Just before President Putin arrived one hour late for his live radio interview, he had visited the ruins of the World Trade Center in New York.
"What I wanted to do was not just to visit that place, but to pay my respects to those who had suffered in this tragedy," President Putin said. "And I wanted to attract attention to this tragedy, to do everything that I can to make sure nothing like this ever happens in the future."
Mr. Putin said Russians have a special understanding for this kind of terrorist activity - pointing to bomb explosions at apartment buildings around the country two years ago that killed hundreds of Russian citizens.
During their summit meetings this week, Mr. Putin and President Bush showed solidarity against terrorism and also agreed on significant reductions to nuclear warheads. But the two leaders agreed to disagree on one thorny issue - the Anti-Ballistic Missile Treaty, which President Bush says is outdated.

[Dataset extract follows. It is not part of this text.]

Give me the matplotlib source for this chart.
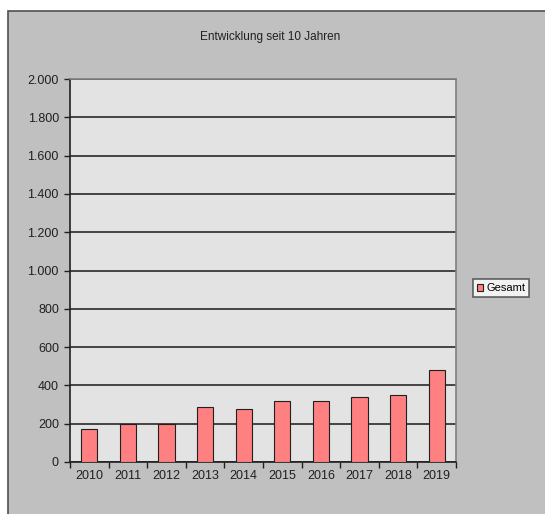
import matplotlib
matplotlib.use("Agg")
import matplotlib.pyplot as plt
from matplotlib.patches import Rectangle
from matplotlib.ticker import FuncFormatter, FixedLocator
import numpy as np

plt.rcParams["font.family"] = ["Liberation Sans", "DejaVu Sans"]

years = ["2010", "2011", "2012", "2013", "2014", "2015", "2016", "2017", "2018", "2019"]
gesamt = [172, 197, 197, 288, 276, 318, 318, 340, 350, 478]
yticks = [0, 200, 400, 600, 800, 1000, 1200, 1400, 1600, 1800, 2000]
title = "Entwicklung seit 10 Jahren"
series_name = "Gesamt"

W, H = 545, 514
fig = plt.figure(figsize=(W/100, H/100), dpi=100)
fig.patch.set_facecolor("white")

# chart area
fig.patches.append(Rectangle((8/W, -0.01), 1.0, (H-11)/H + 0.01, transform=fig.transFigure,
                             facecolor="#C0C0C0", edgecolor="#505050", linewidth=1.2, zorder=-10))

ax = fig.add_axes([70/W, (H-462)/H, (456-70)/W, (462-79)/H])
ax.set_zorder(2)
ax.set_facecolor("#E3E3E3")
x = np.arange(len(years))
ax.bar(x, gesamt, width=0.42, color="#FF8080", edgecolor="#202020", linewidth=0.8, zorder=3,
       label=series_name)
ax.set_xlim(-0.5, len(years)-0.5)
ax.set_ylim(0, 2000)
ax.set_yticks(yticks)
ax.yaxis.set_major_formatter(FuncFormatter(lambda v, p: f"{int(v):,}".replace(",", ".")))
ax.yaxis.grid(True, color="#1a1a1a", linewidth=1.1, zorder=1)
ax.set_axisbelow(True)
ax.set_xticks(x)
ax.set_xticklabels(years)
ax.xaxis.set_minor_locator(FixedLocator(np.arange(-0.5, len(years), 1.0)))
ax.tick_params(axis="x", which="major", length=0, pad=6, labelsize=9, colors="#202020")
ax.tick_params(axis="x", which="minor", length=4, width=1, color="#202020", direction="out")
ax.tick_params(axis="y", length=4, width=1, color="#202020", labelsize=9, labelcolor="#202020", pad=4)
for s in ["left", "bottom"]:
    ax.spines[s].set_color("#202020")
    ax.spines[s].set_linewidth(1.2)
for s in ["top", "right"]:
    ax.spines[s].set_color("#808080")
    ax.spines[s].set_linewidth(1.2)

fig.text(270/W, 1 - 37/H, title, ha="center", va="center", fontsize=8.5, color="#202020")

leg = fig.legend(loc="center", bbox_to_anchor=(501/W, 1 - 288/H), fontsize=8, frameon=True,
                 fancybox=False, edgecolor="#404040", facecolor="white", handlelength=0.6,
                 handleheight=0.6, handletextpad=0.3, borderpad=0.35, borderaxespad=0)
leg.get_frame().set_linewidth(1.2)

fig.savefig("out.png", dpi=100, facecolor=fig.get_facecolor())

Mr. Putin said he believes the 1972 ABM treaty is flexible enough to accomodate a new security relationship between Russia and the United States. But he said he is confident the two countries will be able to reach some kind of agreement.

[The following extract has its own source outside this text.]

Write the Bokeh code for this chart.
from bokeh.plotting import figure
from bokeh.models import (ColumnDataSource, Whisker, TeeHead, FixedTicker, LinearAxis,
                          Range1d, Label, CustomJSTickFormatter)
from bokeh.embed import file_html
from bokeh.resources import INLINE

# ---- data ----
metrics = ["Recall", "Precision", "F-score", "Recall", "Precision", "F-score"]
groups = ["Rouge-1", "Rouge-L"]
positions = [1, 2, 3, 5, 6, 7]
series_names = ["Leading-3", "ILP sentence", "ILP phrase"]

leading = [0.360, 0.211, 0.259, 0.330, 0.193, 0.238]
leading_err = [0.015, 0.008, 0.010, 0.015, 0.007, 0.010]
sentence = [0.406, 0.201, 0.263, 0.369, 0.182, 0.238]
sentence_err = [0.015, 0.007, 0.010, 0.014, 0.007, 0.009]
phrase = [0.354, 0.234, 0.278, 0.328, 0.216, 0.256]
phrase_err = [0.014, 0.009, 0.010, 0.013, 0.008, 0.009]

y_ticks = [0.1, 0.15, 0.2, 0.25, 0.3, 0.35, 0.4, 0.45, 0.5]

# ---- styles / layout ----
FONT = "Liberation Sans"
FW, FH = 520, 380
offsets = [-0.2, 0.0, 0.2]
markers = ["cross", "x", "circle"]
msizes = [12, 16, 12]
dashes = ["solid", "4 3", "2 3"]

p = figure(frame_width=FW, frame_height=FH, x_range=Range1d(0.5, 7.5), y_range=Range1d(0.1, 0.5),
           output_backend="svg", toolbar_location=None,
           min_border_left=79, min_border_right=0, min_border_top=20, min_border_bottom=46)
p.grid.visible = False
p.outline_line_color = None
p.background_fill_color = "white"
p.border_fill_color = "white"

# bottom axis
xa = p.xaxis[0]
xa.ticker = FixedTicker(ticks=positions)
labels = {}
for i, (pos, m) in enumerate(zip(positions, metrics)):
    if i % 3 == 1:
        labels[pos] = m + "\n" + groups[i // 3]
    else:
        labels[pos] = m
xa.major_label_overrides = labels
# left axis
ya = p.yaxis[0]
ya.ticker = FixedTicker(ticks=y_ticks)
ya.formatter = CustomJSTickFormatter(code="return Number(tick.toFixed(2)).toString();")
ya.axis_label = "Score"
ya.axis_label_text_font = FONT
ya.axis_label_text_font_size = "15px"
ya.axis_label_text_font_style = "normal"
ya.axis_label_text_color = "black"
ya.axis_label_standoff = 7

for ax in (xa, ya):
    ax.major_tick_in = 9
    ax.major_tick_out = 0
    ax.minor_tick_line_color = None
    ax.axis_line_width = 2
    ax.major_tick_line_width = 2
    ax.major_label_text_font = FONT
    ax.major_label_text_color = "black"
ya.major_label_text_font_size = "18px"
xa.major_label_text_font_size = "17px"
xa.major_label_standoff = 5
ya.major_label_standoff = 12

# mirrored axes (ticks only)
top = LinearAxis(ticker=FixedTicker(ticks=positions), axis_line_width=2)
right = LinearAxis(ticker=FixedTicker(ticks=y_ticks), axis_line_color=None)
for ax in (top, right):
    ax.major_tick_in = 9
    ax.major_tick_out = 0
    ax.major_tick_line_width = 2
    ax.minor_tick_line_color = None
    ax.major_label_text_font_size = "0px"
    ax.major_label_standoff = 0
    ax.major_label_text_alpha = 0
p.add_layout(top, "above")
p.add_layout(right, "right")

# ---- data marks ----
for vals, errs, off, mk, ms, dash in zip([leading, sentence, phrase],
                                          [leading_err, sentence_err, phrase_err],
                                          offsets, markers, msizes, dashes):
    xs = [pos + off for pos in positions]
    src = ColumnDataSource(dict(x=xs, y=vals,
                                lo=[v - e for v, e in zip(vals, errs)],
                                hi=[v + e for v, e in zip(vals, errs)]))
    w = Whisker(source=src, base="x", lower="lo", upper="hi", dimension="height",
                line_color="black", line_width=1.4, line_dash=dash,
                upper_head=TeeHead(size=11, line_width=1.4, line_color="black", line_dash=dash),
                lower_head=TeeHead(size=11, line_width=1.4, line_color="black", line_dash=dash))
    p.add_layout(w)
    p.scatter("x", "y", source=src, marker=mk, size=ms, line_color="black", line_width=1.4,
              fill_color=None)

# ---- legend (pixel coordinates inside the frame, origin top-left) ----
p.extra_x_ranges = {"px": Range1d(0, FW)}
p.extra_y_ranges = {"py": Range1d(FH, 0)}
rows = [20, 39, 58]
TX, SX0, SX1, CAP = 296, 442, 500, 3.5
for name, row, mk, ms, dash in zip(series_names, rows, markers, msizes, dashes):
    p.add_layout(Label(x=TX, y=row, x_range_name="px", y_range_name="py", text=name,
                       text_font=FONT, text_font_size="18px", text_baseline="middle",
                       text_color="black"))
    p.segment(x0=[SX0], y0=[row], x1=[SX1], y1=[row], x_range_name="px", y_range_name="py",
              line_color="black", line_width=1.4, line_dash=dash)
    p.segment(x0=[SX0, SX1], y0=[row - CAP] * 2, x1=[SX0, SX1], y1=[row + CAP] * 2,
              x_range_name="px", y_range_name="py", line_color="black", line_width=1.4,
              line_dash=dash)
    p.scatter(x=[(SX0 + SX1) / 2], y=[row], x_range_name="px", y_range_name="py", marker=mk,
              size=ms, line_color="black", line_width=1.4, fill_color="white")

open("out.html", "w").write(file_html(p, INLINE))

"No matter which scenario unfolds, our bilateral relationship will not deteriorate from the level that it is at now. And we, at the end the day, will be able to arrive at a solution that will be acceptable for everyone involved," Mr. Putin said.
When asked about Russia's opinion on NATO membership for the Baltic nations, Mr. Putin did not completely oppose it, but instead said NATO enlargement makes no sense to him.

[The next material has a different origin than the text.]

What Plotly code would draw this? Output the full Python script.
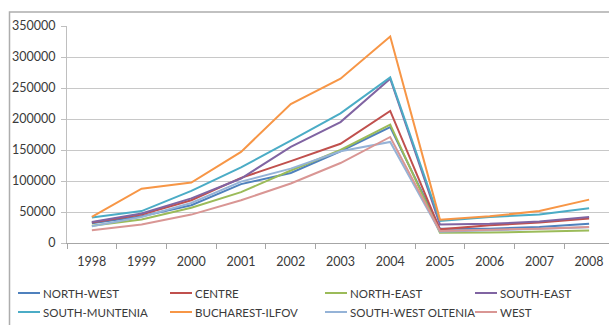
import plotly.graph_objects as go

# Regional values by year, 1998-2008
years = ["1998", "1999", "2000", "2001", "2002", "2003", "2004", "2005", "2006", "2007", "2008"]

north_west = [32000, 43000, 61000, 95000, 113000, 148000, 187000, 23000, 23000, 26000, 31000]
centre = [33000, 46000, 69000, 105000, 132000, 160000, 213000, 22000, 28500, 33000, 39500]
north_east = [28000, 38000, 57000, 82000, 117000, 150000, 191000, 16700, 16800, 17800, 20000]
south_east = [34000, 47500, 72000, 104000, 155000, 195000, 265000, 29700, 31000, 34500, 42000]
south_muntenia = [41000, 51500, 84000, 122000, 165000, 209000, 267000, 35500, 42000, 45800, 56000]
bucharest_ilfov = [42000, 87500, 97500, 147000, 224000, 265000, 333000, 37700, 43000, 51600, 70000]
south_west_oltenia = [27000, 42000, 64500, 99000, 120000, 148000, 163000, 18000, 20500, 23000, 25500]
west = [20500, 29700, 45800, 69000, 96000, 129000, 171000, 19400, 21500, 23000, 26000]

y_ticks = [0, 50000, 100000, 150000, 200000, 250000, 300000, 350000]

series = [
    ("NORTH-WEST", north_west, "#4F81BD"),
    ("CENTRE", centre, "#C0504D"),
    ("NORTH-EAST", north_east, "#9BBB59"),
    ("SOUTH-EAST", south_east, "#8064A2"),
    ("SOUTH-MUNTENIA", south_muntenia, "#4BACC6"),
    ("BUCHAREST-ILFOV", bucharest_ilfov, "#F79646"),
    ("SOUTH-WEST OLTENIA", south_west_oltenia, "#95B3D7"),
    ("WEST", west, "#D99694"),
]

FONT = "Lato"
TEXT = "#3A3A3A"

fig = go.Figure()
for name, vals, color in series:
    fig.add_trace(go.Scatter(
        x=years, y=vals, name=name, mode="lines",
        line=dict(color=color, width=2), showlegend=False,
    ))

# plot area: x 67..609 px, y 26..243 px
L, R, T, B = 67, 0, 26, 82
W, H = 609, 325
pw, ph = W - L - R, H - T - B


def px_x(p):
    return (p - L) / pw


def px_y(p):
    return (H - B - p) / ph


# legend laid out as a 4 x 2 grid under the axis
col_x = [18, 170, 325, 475]
row_y = [293, 312]
seg_len = 22

shapes = [
    dict(type="rect", xref="paper", yref="paper",
         x0=px_x(9.5), x1=px_x(640), y0=px_y(360), y1=px_y(12),
         line=dict(color="#ADADAD", width=1.5), fillcolor="rgba(0,0,0,0)",
         layer="below"),
]
annotations = []
for i, (name, _, color) in enumerate(series):
    cx = col_x[i % 4]
    cy = row_y[i // 4]
    shapes.append(dict(
        type="line", xref="paper", yref="paper",
        x0=px_x(cx), x1=px_x(cx + seg_len), y0=px_y(cy), y1=px_y(cy),
        line=dict(color=color, width=2),
    ))
    annotations.append(dict(
        xref="paper", yref="paper", x=px_x(cx + seg_len + 1), y=px_y(cy),
        xanchor="left", yanchor="middle", showarrow=False, text=name,
        font=dict(family=FONT, size=11.5, color=TEXT),
    ))

fig.update_layout(
    width=W, height=H,
    margin=dict(l=L, r=R, t=T, b=B, pad=0),
    paper_bgcolor="white", plot_bgcolor="white",
    font=dict(family=FONT, size=12, color=TEXT),
    showlegend=False,
    xaxis=dict(
        type="category", range=[-0.5, 10.4],
        tickson="boundaries", ticks="outside", ticklen=5, tickcolor="#A6A6A6",
        showline=True, linecolor="#A6A6A6", linewidth=1,
        showgrid=False, zeroline=False,
        tickfont=dict(family=FONT, size=12.5, color=TEXT),
        ticklabelstandoff=7,
    ),
    yaxis=dict(
        range=[0, 350000], tickvals=y_ticks, ticktext=[str(v) for v in y_ticks],
        ticks="outside", ticklen=5, tickcolor="#BFBFBF",
        showline=True, linecolor="#BFBFBF", linewidth=1,
        showgrid=True, gridcolor="#C8C8C8", gridwidth=1,
        zeroline=False,
        tickfont=dict(family=FONT, size=12.5, color=TEXT),
        ticklabelstandoff=3,
    ),
    shapes=shapes,
    annotations=annotations,
)

fig.write_html("out.html")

In response to questions about Moscow's tough actions in Chechnya, Mr. Putin gave a lengthy answer, but basically said it is an internal Russian matter.
On lighter, more personal questions, Mr. Putin named Tolstoy, Chekov and Gogol as his favorite writers. He also talked about his love of Judo, telling listeners he received his black belt when he was 18-years-old.
He thanked the American people for giving him what he described as a warm and cordial welcome to the United States. Mr. Putin repeated an invitation to President Bush to come to Russia during a period know as the "White Nights" - from late May to mid-June. He said that's when the daylight is long and the country is at its most beautiful.